__Given information__:
*-*-*

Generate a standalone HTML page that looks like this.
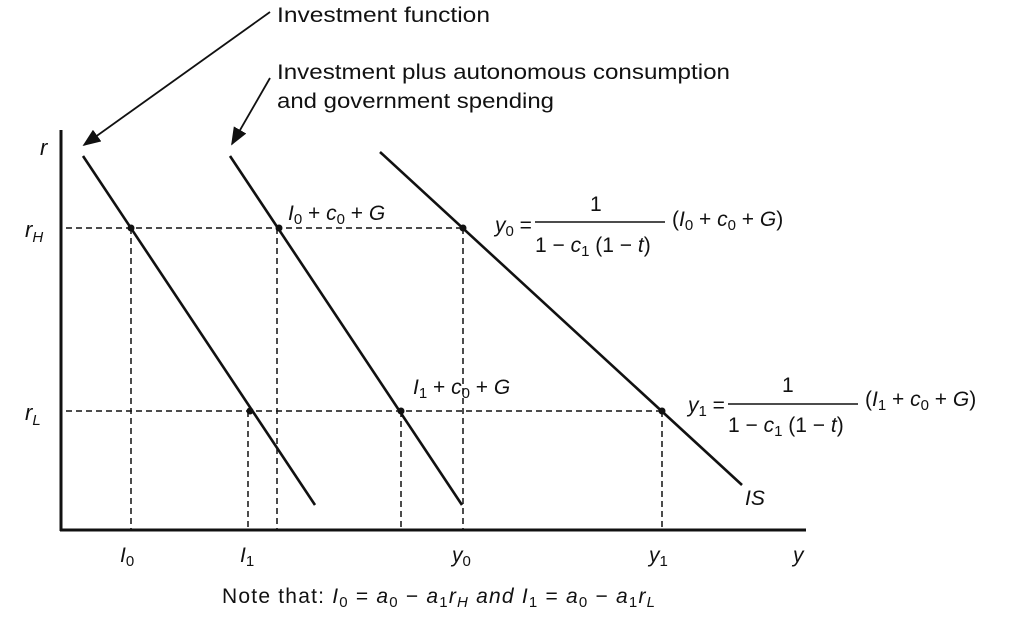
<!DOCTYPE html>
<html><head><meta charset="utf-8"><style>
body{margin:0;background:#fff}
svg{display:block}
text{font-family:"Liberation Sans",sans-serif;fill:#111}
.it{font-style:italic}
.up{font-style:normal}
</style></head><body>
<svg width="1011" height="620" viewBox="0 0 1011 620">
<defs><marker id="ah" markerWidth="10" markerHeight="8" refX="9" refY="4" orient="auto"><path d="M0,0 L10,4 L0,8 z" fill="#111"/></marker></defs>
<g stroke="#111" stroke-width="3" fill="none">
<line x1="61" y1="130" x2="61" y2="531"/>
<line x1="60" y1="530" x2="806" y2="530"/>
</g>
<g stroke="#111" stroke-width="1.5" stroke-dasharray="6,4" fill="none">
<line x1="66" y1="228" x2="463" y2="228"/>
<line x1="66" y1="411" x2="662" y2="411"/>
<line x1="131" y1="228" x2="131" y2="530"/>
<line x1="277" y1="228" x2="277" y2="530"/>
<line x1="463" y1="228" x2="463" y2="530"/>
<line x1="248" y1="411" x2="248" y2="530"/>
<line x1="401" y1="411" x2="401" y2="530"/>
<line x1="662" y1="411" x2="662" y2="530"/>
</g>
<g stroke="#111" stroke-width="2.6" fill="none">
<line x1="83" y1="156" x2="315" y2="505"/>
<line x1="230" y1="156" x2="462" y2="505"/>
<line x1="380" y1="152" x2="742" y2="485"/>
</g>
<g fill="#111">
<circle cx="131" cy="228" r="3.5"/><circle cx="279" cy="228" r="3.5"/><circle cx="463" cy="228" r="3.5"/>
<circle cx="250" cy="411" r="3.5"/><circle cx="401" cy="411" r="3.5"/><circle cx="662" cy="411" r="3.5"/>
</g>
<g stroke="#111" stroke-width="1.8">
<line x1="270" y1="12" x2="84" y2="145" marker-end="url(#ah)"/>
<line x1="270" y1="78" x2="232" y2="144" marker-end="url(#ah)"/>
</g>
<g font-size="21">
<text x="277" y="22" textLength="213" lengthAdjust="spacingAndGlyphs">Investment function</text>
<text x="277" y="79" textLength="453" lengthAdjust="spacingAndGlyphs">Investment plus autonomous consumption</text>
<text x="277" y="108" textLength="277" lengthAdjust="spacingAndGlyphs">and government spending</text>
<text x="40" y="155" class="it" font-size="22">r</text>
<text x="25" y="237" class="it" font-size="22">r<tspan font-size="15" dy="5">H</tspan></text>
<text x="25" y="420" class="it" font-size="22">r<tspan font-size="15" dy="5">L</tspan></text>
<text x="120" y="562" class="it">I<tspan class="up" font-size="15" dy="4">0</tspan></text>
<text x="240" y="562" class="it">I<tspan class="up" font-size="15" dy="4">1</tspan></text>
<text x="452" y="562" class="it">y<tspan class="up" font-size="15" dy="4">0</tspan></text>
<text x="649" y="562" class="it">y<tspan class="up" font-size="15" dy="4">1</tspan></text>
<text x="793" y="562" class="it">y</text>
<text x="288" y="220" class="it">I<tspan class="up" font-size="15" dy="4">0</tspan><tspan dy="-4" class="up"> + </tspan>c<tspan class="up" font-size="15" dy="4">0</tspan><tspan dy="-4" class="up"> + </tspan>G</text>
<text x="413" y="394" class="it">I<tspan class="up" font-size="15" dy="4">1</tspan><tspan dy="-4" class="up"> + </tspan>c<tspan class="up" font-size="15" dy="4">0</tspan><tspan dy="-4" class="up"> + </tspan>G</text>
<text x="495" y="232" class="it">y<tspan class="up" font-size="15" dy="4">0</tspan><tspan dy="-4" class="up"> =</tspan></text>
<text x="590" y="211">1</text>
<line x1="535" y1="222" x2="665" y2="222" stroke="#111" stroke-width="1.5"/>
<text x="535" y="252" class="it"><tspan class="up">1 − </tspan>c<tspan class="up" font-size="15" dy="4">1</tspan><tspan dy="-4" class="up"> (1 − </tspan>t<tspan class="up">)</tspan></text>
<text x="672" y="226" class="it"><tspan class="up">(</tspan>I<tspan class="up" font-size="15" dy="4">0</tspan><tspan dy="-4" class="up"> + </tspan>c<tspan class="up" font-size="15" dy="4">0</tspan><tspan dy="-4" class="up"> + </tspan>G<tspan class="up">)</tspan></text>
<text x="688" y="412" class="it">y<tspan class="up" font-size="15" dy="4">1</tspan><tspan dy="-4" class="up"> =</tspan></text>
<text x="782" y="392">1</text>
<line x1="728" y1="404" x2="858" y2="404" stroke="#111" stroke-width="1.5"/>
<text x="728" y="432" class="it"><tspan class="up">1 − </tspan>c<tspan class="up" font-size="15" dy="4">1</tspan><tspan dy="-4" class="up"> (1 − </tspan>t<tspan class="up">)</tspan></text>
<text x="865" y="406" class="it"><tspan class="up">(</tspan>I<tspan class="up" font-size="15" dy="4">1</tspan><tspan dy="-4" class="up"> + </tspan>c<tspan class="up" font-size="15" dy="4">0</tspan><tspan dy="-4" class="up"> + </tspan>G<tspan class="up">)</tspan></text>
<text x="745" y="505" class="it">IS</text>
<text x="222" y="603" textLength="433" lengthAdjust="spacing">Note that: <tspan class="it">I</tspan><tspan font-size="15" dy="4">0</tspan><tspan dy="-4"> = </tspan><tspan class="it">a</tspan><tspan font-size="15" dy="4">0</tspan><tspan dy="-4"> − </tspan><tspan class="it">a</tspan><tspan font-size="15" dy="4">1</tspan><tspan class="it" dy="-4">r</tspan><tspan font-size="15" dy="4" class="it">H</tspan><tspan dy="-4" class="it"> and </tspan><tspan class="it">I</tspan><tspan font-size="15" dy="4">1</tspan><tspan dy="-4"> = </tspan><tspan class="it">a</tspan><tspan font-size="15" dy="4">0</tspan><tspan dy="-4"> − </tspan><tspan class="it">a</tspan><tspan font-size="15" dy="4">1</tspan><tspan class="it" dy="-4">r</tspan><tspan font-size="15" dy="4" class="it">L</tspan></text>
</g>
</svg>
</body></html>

*-*-*

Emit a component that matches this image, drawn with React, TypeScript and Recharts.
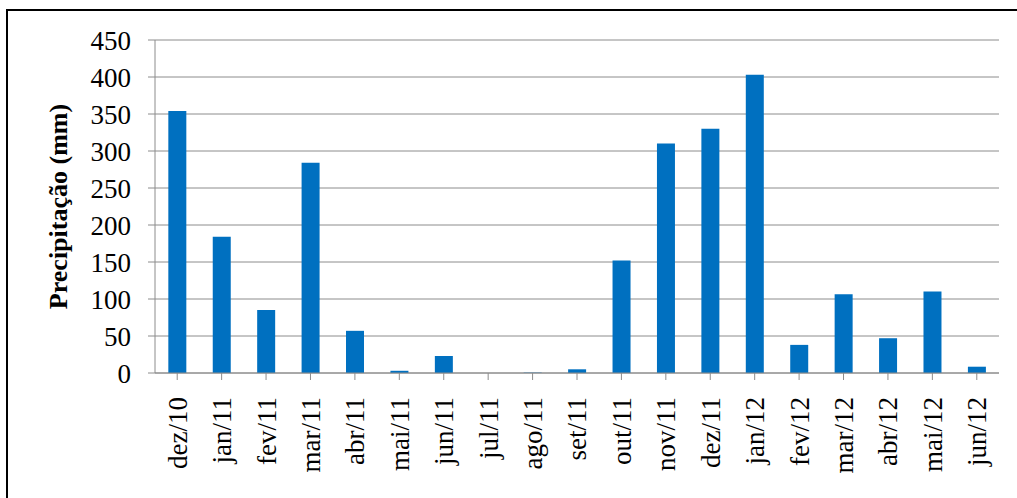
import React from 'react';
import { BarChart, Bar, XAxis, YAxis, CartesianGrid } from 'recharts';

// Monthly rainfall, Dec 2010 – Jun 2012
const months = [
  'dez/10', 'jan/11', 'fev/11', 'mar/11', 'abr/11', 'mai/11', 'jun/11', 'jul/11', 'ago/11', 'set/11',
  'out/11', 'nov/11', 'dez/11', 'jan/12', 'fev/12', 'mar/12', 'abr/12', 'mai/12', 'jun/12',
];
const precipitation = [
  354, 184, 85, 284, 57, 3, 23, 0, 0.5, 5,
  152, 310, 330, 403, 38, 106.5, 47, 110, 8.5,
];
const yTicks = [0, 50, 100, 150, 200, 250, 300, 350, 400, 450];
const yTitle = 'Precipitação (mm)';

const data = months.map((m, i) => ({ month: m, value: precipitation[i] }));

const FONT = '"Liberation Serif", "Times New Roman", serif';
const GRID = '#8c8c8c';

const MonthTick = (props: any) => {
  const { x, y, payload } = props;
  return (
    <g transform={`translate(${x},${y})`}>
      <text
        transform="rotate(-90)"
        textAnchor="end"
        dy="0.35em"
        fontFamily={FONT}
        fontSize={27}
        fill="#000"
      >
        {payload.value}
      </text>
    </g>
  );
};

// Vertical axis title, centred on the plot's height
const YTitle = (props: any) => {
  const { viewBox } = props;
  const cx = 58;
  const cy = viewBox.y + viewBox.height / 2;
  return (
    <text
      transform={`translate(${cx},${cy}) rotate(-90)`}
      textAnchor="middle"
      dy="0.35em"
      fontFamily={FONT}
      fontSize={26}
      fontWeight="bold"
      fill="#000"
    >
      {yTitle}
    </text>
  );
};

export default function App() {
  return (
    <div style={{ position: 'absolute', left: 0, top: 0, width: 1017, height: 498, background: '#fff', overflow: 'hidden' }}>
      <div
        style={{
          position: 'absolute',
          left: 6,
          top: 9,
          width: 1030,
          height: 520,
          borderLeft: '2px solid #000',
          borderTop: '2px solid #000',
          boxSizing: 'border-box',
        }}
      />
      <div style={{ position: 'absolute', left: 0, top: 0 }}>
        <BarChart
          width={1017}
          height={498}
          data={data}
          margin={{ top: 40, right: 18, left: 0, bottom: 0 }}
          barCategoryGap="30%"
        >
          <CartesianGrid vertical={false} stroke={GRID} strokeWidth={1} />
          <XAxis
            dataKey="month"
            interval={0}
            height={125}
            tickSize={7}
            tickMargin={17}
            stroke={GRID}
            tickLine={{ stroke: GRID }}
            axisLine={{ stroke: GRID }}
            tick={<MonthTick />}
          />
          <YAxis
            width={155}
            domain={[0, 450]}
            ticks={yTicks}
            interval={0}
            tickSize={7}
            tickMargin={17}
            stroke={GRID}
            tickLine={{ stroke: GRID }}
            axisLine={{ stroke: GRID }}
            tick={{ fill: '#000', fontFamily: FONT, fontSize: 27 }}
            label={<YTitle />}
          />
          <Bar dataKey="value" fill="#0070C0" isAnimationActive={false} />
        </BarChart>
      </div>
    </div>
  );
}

*-*-*

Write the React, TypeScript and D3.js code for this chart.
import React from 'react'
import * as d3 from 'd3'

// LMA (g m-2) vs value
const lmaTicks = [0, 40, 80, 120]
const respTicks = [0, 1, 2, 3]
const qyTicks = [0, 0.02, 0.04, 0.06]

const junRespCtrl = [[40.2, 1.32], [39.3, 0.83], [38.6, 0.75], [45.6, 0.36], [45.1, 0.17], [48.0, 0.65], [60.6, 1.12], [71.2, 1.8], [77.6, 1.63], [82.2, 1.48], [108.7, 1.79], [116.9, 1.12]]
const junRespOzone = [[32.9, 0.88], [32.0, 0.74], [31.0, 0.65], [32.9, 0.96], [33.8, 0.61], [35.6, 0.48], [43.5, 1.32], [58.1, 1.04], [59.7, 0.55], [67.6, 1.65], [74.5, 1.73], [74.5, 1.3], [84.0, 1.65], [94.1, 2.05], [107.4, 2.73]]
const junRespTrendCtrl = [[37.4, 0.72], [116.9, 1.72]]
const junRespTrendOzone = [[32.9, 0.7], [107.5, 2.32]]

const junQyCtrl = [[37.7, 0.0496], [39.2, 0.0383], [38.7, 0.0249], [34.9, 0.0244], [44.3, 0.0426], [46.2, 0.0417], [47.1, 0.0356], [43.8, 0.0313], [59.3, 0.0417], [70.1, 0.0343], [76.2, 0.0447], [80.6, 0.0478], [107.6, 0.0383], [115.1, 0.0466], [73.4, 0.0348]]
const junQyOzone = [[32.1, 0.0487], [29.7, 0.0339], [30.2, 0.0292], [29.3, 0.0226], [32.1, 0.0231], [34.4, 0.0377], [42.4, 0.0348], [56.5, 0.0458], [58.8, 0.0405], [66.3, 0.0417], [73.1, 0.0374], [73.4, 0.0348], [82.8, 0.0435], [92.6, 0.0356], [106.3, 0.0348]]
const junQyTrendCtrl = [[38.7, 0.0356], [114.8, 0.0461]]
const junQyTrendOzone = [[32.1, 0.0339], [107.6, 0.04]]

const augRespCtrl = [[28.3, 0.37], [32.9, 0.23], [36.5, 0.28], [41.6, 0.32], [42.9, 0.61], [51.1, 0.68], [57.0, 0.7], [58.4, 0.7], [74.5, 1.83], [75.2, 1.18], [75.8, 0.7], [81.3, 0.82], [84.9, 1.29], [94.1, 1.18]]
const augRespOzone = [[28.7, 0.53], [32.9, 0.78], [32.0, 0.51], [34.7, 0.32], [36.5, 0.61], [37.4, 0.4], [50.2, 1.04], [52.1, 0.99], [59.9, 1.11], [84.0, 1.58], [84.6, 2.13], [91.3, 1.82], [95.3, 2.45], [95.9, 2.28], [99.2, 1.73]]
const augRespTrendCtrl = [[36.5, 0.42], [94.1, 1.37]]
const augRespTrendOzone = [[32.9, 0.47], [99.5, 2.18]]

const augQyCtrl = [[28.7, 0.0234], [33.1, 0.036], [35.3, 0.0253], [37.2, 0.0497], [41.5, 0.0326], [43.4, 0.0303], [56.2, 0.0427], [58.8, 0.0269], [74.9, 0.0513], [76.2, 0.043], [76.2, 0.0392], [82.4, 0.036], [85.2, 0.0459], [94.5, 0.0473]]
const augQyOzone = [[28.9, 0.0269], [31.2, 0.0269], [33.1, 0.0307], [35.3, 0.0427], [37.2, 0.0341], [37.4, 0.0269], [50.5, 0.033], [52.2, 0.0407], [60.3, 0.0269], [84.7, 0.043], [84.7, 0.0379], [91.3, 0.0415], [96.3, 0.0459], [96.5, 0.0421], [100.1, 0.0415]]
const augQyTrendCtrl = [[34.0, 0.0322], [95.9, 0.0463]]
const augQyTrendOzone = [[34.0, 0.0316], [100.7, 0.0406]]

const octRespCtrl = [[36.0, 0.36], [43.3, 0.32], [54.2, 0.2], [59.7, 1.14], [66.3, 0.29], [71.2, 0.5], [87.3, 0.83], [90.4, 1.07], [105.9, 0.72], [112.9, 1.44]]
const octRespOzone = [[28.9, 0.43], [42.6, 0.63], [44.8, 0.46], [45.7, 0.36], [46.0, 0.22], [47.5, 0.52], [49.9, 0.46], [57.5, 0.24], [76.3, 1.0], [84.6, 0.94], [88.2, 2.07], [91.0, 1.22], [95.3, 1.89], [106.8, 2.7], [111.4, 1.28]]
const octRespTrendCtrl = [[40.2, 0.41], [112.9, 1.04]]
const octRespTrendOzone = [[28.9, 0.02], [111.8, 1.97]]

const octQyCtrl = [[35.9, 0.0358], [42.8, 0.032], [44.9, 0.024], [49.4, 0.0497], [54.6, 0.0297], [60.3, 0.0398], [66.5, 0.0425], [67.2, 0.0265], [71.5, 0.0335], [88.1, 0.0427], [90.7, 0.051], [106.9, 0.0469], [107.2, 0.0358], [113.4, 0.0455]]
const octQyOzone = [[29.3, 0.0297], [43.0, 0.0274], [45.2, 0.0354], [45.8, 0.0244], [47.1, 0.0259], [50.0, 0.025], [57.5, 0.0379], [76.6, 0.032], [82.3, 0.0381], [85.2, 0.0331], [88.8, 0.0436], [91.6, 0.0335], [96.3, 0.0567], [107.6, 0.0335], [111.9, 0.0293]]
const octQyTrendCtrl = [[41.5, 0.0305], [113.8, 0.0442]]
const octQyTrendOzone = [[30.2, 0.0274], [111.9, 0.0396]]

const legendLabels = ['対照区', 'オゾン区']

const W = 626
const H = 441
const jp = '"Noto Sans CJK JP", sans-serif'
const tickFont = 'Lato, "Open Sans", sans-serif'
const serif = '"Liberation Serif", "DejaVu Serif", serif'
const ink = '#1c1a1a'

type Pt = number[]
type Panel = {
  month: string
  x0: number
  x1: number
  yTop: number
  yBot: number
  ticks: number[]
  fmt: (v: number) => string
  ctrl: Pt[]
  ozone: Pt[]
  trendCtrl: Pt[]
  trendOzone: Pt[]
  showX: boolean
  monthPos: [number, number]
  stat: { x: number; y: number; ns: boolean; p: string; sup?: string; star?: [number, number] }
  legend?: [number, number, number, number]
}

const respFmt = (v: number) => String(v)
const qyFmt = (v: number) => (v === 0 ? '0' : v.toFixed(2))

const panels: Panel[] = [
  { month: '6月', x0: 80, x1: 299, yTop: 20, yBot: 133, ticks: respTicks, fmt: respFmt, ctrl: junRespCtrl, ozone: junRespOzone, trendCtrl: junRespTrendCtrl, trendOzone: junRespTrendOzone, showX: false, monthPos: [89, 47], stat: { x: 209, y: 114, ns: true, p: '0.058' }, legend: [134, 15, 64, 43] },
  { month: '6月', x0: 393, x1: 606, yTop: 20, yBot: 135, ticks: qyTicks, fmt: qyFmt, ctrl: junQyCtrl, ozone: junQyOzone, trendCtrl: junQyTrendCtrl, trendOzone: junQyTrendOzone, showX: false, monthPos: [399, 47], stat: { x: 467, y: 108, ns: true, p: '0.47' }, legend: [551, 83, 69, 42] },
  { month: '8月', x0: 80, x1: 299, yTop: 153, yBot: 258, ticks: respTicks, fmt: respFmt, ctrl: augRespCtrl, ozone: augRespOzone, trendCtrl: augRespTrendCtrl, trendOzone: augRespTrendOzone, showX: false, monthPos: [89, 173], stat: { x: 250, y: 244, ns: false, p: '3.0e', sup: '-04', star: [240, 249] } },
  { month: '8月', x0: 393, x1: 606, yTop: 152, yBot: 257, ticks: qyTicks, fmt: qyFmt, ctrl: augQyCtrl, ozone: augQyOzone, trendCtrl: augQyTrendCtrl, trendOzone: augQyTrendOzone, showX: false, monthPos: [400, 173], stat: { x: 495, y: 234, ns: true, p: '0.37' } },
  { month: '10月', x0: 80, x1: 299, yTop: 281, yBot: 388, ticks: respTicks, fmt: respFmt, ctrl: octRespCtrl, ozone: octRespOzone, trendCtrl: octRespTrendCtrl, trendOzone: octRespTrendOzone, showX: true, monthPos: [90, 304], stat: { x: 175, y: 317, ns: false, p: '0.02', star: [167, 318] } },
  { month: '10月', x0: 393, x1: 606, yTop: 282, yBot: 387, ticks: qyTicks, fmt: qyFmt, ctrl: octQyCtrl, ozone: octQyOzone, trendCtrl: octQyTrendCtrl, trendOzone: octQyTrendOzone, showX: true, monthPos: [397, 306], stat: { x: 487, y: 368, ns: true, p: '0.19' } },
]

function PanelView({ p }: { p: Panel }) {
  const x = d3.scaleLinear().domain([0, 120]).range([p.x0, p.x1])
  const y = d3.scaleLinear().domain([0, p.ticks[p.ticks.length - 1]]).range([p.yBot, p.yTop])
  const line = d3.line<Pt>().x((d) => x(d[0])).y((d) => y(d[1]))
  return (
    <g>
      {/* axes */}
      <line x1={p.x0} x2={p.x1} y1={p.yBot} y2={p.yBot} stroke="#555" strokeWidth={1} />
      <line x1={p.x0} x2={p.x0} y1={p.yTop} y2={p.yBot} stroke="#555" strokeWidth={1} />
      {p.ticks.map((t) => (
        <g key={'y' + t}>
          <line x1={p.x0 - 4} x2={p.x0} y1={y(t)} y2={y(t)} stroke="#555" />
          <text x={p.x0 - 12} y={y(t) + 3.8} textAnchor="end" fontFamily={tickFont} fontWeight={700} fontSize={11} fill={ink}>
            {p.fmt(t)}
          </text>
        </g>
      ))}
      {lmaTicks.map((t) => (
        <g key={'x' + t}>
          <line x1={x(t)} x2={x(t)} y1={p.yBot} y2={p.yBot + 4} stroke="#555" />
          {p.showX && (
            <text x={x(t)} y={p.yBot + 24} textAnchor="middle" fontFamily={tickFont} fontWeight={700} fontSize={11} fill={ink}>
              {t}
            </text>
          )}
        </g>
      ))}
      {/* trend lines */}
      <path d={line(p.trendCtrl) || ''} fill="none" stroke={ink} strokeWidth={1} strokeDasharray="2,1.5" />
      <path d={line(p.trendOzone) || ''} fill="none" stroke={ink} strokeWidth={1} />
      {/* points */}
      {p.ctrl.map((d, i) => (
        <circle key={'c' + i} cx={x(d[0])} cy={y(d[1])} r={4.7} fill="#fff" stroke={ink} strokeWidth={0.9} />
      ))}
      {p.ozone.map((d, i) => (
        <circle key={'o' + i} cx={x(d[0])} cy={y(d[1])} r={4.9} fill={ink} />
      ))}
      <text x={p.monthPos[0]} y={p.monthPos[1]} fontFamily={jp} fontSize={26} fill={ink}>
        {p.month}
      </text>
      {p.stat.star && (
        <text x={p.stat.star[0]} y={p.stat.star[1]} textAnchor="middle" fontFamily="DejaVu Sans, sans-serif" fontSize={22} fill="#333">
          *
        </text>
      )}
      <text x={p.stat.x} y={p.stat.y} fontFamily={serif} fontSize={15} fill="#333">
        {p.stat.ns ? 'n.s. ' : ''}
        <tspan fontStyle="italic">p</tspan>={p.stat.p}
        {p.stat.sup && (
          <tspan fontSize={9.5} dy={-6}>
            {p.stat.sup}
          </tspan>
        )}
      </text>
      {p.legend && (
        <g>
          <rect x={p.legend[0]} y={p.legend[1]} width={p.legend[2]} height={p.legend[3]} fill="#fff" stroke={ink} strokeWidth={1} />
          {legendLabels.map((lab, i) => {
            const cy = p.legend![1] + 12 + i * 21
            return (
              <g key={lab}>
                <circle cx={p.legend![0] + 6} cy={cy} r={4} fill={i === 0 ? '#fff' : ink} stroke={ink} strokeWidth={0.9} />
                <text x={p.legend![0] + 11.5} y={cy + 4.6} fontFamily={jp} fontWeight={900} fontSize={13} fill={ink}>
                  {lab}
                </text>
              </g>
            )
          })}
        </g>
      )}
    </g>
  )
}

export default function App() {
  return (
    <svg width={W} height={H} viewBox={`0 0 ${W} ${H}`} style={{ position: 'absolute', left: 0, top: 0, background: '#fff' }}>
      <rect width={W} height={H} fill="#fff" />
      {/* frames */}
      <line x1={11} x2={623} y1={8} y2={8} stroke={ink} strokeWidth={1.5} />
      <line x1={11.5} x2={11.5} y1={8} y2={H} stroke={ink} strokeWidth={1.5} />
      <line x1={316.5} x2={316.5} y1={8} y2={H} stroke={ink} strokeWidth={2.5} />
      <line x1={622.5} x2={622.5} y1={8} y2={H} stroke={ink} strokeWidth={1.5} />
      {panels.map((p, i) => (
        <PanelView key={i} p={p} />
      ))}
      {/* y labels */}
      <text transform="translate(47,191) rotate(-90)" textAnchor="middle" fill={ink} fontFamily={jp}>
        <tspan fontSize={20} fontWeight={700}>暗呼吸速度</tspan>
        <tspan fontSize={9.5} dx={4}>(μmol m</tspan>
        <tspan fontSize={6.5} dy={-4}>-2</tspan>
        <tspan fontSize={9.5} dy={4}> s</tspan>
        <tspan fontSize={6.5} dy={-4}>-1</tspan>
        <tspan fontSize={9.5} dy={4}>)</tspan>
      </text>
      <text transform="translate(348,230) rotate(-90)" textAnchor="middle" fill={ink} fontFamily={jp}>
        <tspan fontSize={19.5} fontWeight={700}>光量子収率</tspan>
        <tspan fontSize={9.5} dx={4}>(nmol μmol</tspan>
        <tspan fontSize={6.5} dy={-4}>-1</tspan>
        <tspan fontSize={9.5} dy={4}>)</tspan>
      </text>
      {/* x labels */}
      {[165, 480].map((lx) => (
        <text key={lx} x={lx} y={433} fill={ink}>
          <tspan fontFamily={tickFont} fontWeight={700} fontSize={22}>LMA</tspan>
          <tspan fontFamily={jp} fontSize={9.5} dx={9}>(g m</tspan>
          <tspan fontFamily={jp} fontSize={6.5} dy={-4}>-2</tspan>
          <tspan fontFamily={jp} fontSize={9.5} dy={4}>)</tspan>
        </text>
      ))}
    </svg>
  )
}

*-*-*

__Task description__:
Look above and copy only the lines from the one holding "Emit a component" to the one holding "XAxis, YAxis, CartesianGrid", both included, exactly, minus the pictures.

__Finished task__:
Emit a component that matches this image, drawn with React, TypeScript and Recharts.
import React from 'react';
import { BarChart, Bar, XAxis, YAxis, CartesianGrid } from 'recharts';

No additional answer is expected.